[start]

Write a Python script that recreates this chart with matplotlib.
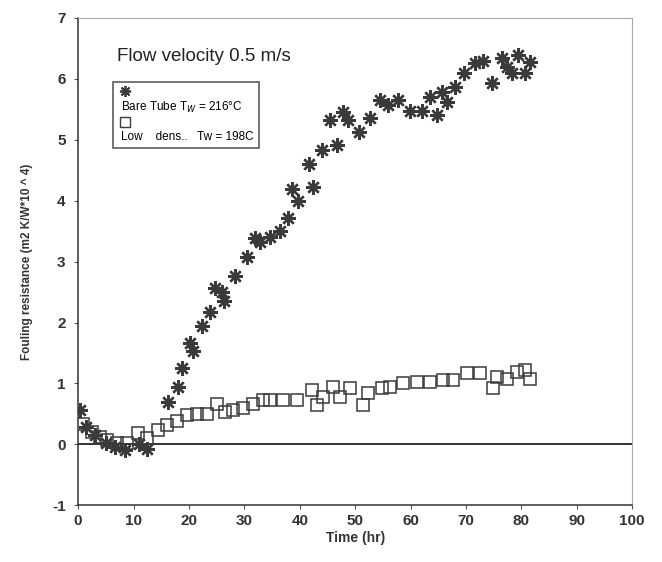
import matplotlib
matplotlib.use('Agg')
import matplotlib.pyplot as plt
from matplotlib.lines import Line2D

plt.rcParams['font.family'] = ['Liberation Sans', 'DejaVu Sans']
plt.rcParams['axes.unicode_minus'] = False

# Bare tube, Tw = 216 C  (time in hr, fouling resistance m2K/W*10^4)
bare_time = [0.3, 1.4, 3.0, 5.0, 6.7, 8.5, 11.0, 12.5, 16.2, 18.0, 18.8, 20.2,
             20.8, 22.4, 23.8, 24.7, 26.0, 26.4, 28.3, 30.5, 32.0, 32.9, 34.7,
             36.5, 37.9, 38.6, 39.7, 41.7, 42.4, 44.0, 45.5, 46.7, 47.8, 48.7,
             50.7, 52.7, 54.5, 56.0, 57.8, 59.9, 62.0, 63.5, 64.8, 65.7, 66.6,
             68.0, 69.7, 71.7, 73.1, 74.7, 76.5, 77.4, 78.3, 79.4, 80.7, 81.6]
bare_rf = [0.56, 0.28, 0.15, 0.03, -0.05, -0.1, 0.0, -0.08, 0.69, 0.94, 1.25, 1.66,
           1.54, 1.95, 2.17, 2.56, 2.5, 2.36, 2.77, 3.07, 3.38, 3.32, 3.4,
           3.51, 3.71, 4.2, 4.0, 4.6, 4.22, 4.83, 5.32, 4.91, 5.45, 5.32,
           5.12, 5.35, 5.65, 5.57, 5.66, 5.48, 5.48, 5.7, 5.4, 5.78, 5.62,
           5.86, 6.1, 6.26, 6.3, 5.94, 6.35, 6.19, 6.09, 6.39, 6.09, 6.27]

# Low density tube, Tw = 198 C
low_time = [0.9, 2.5, 4.0, 5.2, 7.0, 8.8, 10.8, 12.5, 14.4, 16.0, 17.9, 19.7,
            21.5, 23.3, 25.0, 26.5, 28.0, 29.8, 31.6, 33.4, 34.7, 37.0, 39.5,
            42.2, 43.1, 44.2, 46.0, 47.3, 49.1, 51.4, 52.3, 54.9, 56.3, 58.7,
            61.2, 63.5, 65.9, 67.7, 70.2, 72.6, 74.9, 75.6, 77.4, 79.2, 80.7, 81.6]
low_rf = [0.34, 0.2, 0.12, 0.07, 0.02, 0.03, 0.18, 0.1, 0.23, 0.31, 0.39, 0.48,
          0.5, 0.5, 0.67, 0.53, 0.56, 0.59, 0.67, 0.72, 0.72, 0.72, 0.72,
          0.89, 0.64, 0.77, 0.94, 0.77, 0.92, 0.64, 0.84, 0.92, 0.94, 1.0,
          1.02, 1.02, 1.05, 1.05, 1.17, 1.17, 0.92, 1.1, 1.08, 1.18, 1.22, 1.08]

x_ticks = [0, 10, 20, 30, 40, 50, 60, 70, 80, 90, 100]
y_ticks = [-1, 0, 1, 2, 3, 4, 5, 6, 7]

fig = plt.figure(figsize=(6.62, 5.62), dpi=100)
ax = fig.add_axes([0.118, 0.101, 0.837, 0.867])

ax.axhline(0, color='#222222', lw=1.3, zorder=1)

ax.plot(bare_time, bare_rf, ls='none', marker=(8, 2, 0), ms=10.5, mew=1.7,
        color='#3a3a3a', zorder=3)
ax.plot(low_time, low_rf, ls='none', marker='s', ms=8.5, mew=1.1,
        mfc='none', mec='#3a3a3a', zorder=2)

ax.set_xlim(0, 100)
ax.set_ylim(-1, 7)
ax.set_xticks(x_ticks)
ax.set_yticks(y_ticks)
ax.tick_params(labelsize=11, length=3, width=0.8, color='#555555')
ax.tick_params(axis='y', pad=6)
for lab in ax.get_xticklabels() + ax.get_yticklabels():
    lab.set_fontweight('bold')
    lab.set_color('#333333')

for side in ['left', 'bottom']:
    ax.spines[side].set_color('#333333')
    ax.spines[side].set_linewidth(1.1)
for side in ['top', 'right']:
    ax.spines[side].set_color('#aaaaaa')
    ax.spines[side].set_linewidth(0.8)

ax.set_xlabel('Time (hr)', fontsize=10, fontweight='bold', color='#333333', labelpad=2)
ax.set_ylabel('Fouling resistance (m2 K/W*10 ^ 4)', fontsize=8.5, fontweight='bold',
              color='#333333', labelpad=14)

ax.text(0.07, 0.92, 'Flow velocity 0.5 m/s', transform=ax.transAxes,
        fontsize=13.5, color='#222222', va='center')

# legend: marker on one row, text on the row below
blank = Line2D([], [], ls='none')
h_bare = Line2D([], [], ls='none', marker=(8, 2, 0), ms=8, mew=1.3, color='#3a3a3a')
h_low = Line2D([], [], ls='none', marker='s', ms=7.5, mew=1.0, mfc='none', mec='#3a3a3a')
leg = ax.legend([h_bare, blank, h_low, blank],
                ['', 'Bare Tube T$_W$ = 216°C', '', 'Low    dens..   Tw = 198C'],
                loc='upper left', bbox_to_anchor=(0.063, 0.869), borderaxespad=0,
                fontsize=8.5, handlelength=1.3, handletextpad=-1.0,
                labelspacing=0.15, borderpad=0.4, fancybox=False,
                frameon=True, edgecolor='#444444')
leg.get_frame().set_linewidth(1.3)

fig.savefig('out.png', dpi=100)
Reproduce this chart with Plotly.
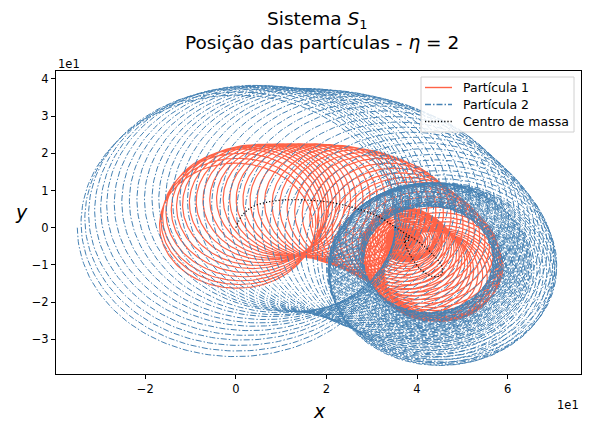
import numpy as np
import plotly.graph_objects as go

# ---- data (units: raw, axis shows x1e1) ----
# key frames along the motion, indexed by number of revolutions
loop_n = [0, 3, 6, 9, 12, 15, 18, 21, 24, 27, 30, 33, 36, 39, 42, 45, 49, 53, 57, 61, 65, 69, 74, 79, 85]
com_x = [0, 1.5, 4, 7.5, 11.5, 16, 21, 26.5, 31.5, 36, 40, 43.5, 45.5, 45.3, 43.5, 41, 38.9, 37.6, 37.2, 37.8, 38.2, 37.6, 37.3, 37.6, 37.7]
com_y = [0, 3.5, 5.8, 7, 7.5, 7.4, 6.8, 5.2, 3, -0.5, -3.5, -7.2, -10.5, -12.7, -13.1, -11.4, -8.2, -5.1, -3, -2.2, -3.2, -3.8, -3.3, -3.5, -3.6]
# loop radius of each particle
rho_1 = [17, 17.5, 16.5, 15.5, 15, 15.2, 15.5, 16, 16, 15.5, 15, 14.5, 13.5, 12.5, 12, 11.5, 11, 10, 8.5, 6.8, 5.2, 3.8, 2.5, 1.4, 0.4]
rho_2 = [35, 34, 32.5, 31, 30, 30, 30, 30, 29.5, 28.5, 27.5, 26.5, 25.5, 24.5, 23.5, 22.5, 21.5, 20.5, 19.5, 18.5, 17.5, 16.5, 15.5, 14.8, 14.2]
# shift of the loop centre of particle 2 from the centre of mass
off_2x = [0] * 13 + [0, 0.5, 2, 3.9, 5, 5.3, 4.7, 4.3, 4.9, 5.2, 4.9, 4.8]
off_2y = [0] * 13 + [0, 1.6, 0.9, -1.3, -3.9, -5.5, -6.3, -5.3, -4.7, -5.2, -5, -4.9]

x_tickvals = [-20, 0, 20, 40, 60]
x_ticktext = ["\u22122", "0", "2", "4", "6"]
y_tickvals = [-30, -20, -10, 0, 10, 20, 30, 40]
y_ticktext = ["\u22123", "\u22122", "\u22121", "0", "1", "2", "3", "4"]

legend_labels = ["Partícula 1", "Partícula 2", "Centro de massa"]
colors = ["#FF6347", "#4682B4", "black"]
dashes = ["solid", "6px,2px,1.5px,2px", "1.2px,2px"]
widths = [1.2, 1, 1.2]

# ---- build trajectories from the key frames ----
n = np.linspace(loop_n[0], loop_n[-1], 180 * (loop_n[-1] - loop_n[0]) + 1)
cx = np.interp(n, loop_n, com_x)
cy = np.interp(n, loop_n, com_y)
r1 = np.interp(n, loop_n, rho_1)
r2 = np.interp(n, loop_n, rho_2)
o2x = np.interp(n, loop_n, off_2x)
o2y = np.interp(n, loop_n, off_2y)
th = 2 * np.pi * n
p1x, p1y = cx + r1 * np.cos(th), cy + r1 * np.sin(th)
p2x, p2y = cx + o2x - r2 * np.cos(th), cy + o2y - r2 * np.sin(th)

fig = go.Figure()
fig.add_trace(go.Scatter(x=p1x, y=p1y, mode="lines", name=legend_labels[0],
                         line=dict(color=colors[0], width=widths[0], dash=dashes[0])))
fig.add_trace(go.Scatter(x=p2x, y=p2y, mode="lines", name=legend_labels[1],
                         line=dict(color=colors[1], width=widths[1], dash=dashes[1])))
fig.add_trace(go.Scatter(x=com_x, y=com_y, mode="lines", name=legend_labels[2],
                         line=dict(color=colors[2], width=widths[2], dash=dashes[2], shape="spline")))

L, R, T, B = 56, 581, 71, 374
W, H = 593, 423
pw, ph = R - L, B - T

def px(x):
    return (x - L) / pw

def py(y):
    return (B - y) / ph

font = "DejaVu Sans, Liberation Sans, sans-serif"
ann = [
    dict(text="Sistema <i>S</i><sub>1</sub>", x=px(W / 2 + 20), y=py(20), font=dict(size=18.5)),
    dict(text="Posição das partículas - <i>η</i> = 2", x=px(W / 2 + 25), y=py(42), font=dict(size=18.5)),
    dict(text="<i>x</i>", x=px(319), y=py(411), font=dict(size=19)),
    dict(text="<i>y</i>", x=px(21), y=py(212), font=dict(size=19)),
    dict(text="1e1", x=0, y=py(64), xanchor="left", font=dict(size=11.5)),
    dict(text="1e1", x=1, y=py(405), xanchor="right", font=dict(size=11.5)),
]
# manual legend (matplotlib-like spacing)
leg_rows = [87.5, 104.5, 121.5]
for lab, yy in zip(legend_labels, leg_rows):
    ann.append(dict(text=lab, x=px(461), y=py(yy), xanchor="left", font=dict(size=12.5)))

annotations = []
for a in ann:
    d = dict(xref="paper", yref="paper", showarrow=False, yanchor="middle",
             xanchor=a.get("xanchor", "center"))
    d.update(a)
    d["font"] = dict(family=font, color="black", **a["font"])
    annotations.append(d)

shapes = [dict(type="rect", xref="paper", yref="paper",
               x0=px(421), x1=px(574), y0=py(77), y1=py(132),
               line=dict(color="#d0d0d0", width=1), fillcolor="rgba(255,255,255,0.85)",
               layer="above")]
for c, dsh, w, yy in zip(colors, dashes, [1.4, 1.4, 1.4], leg_rows):
    shapes.append(dict(type="line", xref="paper", yref="paper",
                       x0=px(425), x1=px(452), y0=py(yy), y1=py(yy),
                       line=dict(color=c, width=w, dash=dsh), layer="above"))

axis_common = dict(showgrid=False, zeroline=False, showline=True, linecolor="black",
                   linewidth=1, mirror=True, ticks="outside", ticklen=4, tickwidth=1,
                   tickcolor="black", tickfont=dict(family=font, size=11.5, color="black"))

fig.update_layout(
    width=W, height=H,
    margin=dict(l=L, r=W - R, t=T, b=H - B),
    paper_bgcolor="white", plot_bgcolor="white",
    showlegend=False,
    xaxis=dict(range=[-39.7, 76.2], tickvals=x_tickvals, ticktext=x_ticktext, **axis_common),
    yaxis=dict(range=[-39.3, 42.1], tickvals=y_tickvals, ticktext=y_ticktext, **axis_common),
    annotations=annotations,
    shapes=shapes,
)

fig.write_html("out.html")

[end]

What is asked: Make an exact copy of the lines from the top of the material through the line with "5.86, 6.1, 6.26, 6.3, 5.94, 6.35, 6.19, 6.09, 6.39, 6.09, 6.27]", pictures excluded.

Output of the task:
Write a Python script that recreates this chart with matplotlib.
import matplotlib
matplotlib.use('Agg')
import matplotlib.pyplot as plt
from matplotlib.lines import Line2D

plt.rcParams['font.family'] = ['Liberation Sans', 'DejaVu Sans']
plt.rcParams['axes.unicode_minus'] = False

# Bare tube, Tw = 216 C  (time in hr, fouling resistance m2K/W*10^4)
bare_time = [0.3, 1.4, 3.0, 5.0, 6.7, 8.5, 11.0, 12.5, 16.2, 18.0, 18.8, 20.2,
             20.8, 22.4, 23.8, 24.7, 26.0, 26.4, 28.3, 30.5, 32.0, 32.9, 34.7,
             36.5, 37.9, 38.6, 39.7, 41.7, 42.4, 44.0, 45.5, 46.7, 47.8, 48.7,
             50.7, 52.7, 54.5, 56.0, 57.8, 59.9, 62.0, 63.5, 64.8, 65.7, 66.6,
             68.0, 69.7, 71.7, 73.1, 74.7, 76.5, 77.4, 78.3, 79.4, 80.7, 81.6]
bare_rf = [0.56, 0.28, 0.15, 0.03, -0.05, -0.1, 0.0, -0.08, 0.69, 0.94, 1.25, 1.66,
           1.54, 1.95, 2.17, 2.56, 2.5, 2.36, 2.77, 3.07, 3.38, 3.32, 3.4,
           3.51, 3.71, 4.2, 4.0, 4.6, 4.22, 4.83, 5.32, 4.91, 5.45, 5.32,
           5.12, 5.35, 5.65, 5.57, 5.66, 5.48, 5.48, 5.7, 5.4, 5.78, 5.62,
           5.86, 6.1, 6.26, 6.3, 5.94, 6.35, 6.19, 6.09, 6.39, 6.09, 6.27]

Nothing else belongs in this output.